Cross-Satellite Vector Search
A tantalizing application: maintain a distributed vector index across the constellation. Each satellite holds embeddings for its recent observations. A query from ground ("find all images of this port from the last 48 hours") is broadcast to the constellation, each satellite searches its local index, and the top results are transmitted as metadata (embedding + coordinates + timestamp). Only the relevant raw imagery for the top matches is downlinked.
This transforms the satellite constellation from a data collection system into a queryable sensor network -- a spatial search engine with global coverage and sub-daily revisit.
The Future: Compute in Orbit
Three trends are converging:
- Radiation-tolerant AI accelerators: purpose-built chips (not adapted consumer GPUs) designed for inference in the radiation environment of LEO. Ubotica's CogniSAT, Syntiant's NDP, and custom FPGA designs are leading this.
- Software-defined payloads: satellites whose processing pipelines can be updated after launch. ESA's PhiSat program and DARPA's Blackjack demonstrate the concept. The model deployed at launch is not the model running three years later.

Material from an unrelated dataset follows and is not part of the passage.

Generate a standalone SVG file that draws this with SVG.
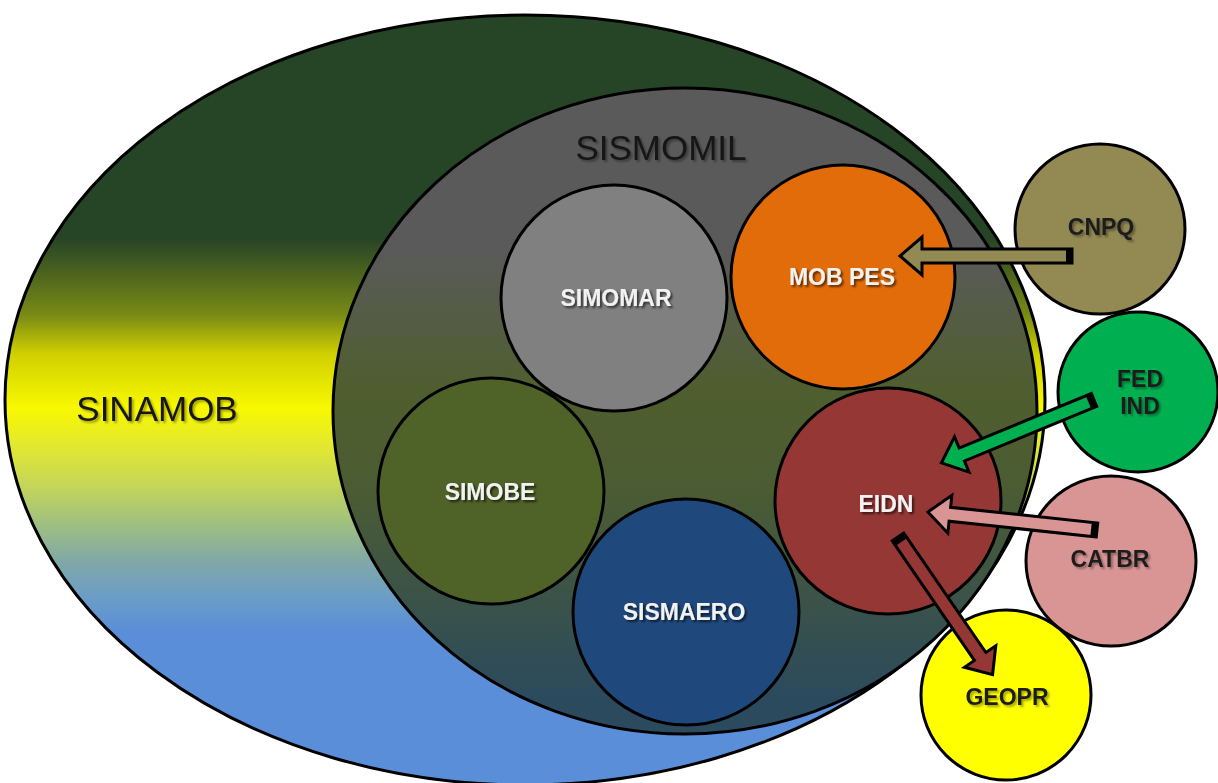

- Optical inter-satellite links: SpaceX Starlink has demonstrated laser ISLs at multi-Gbps. When constellation members can communicate at high bandwidth, distributed processing becomes practical -- the constellation becomes a mesh computer, not a collection of independent sensors.
The constraint that does not change is physics: downlink bandwidth to ground stations remains the bottleneck, and power budgets on satellites are finite. Both constraints favor compact representations -- embeddings rather than raw data, lower dimensionality rather than higher. The research question is how to compress without destroying the distinctions that define the mission.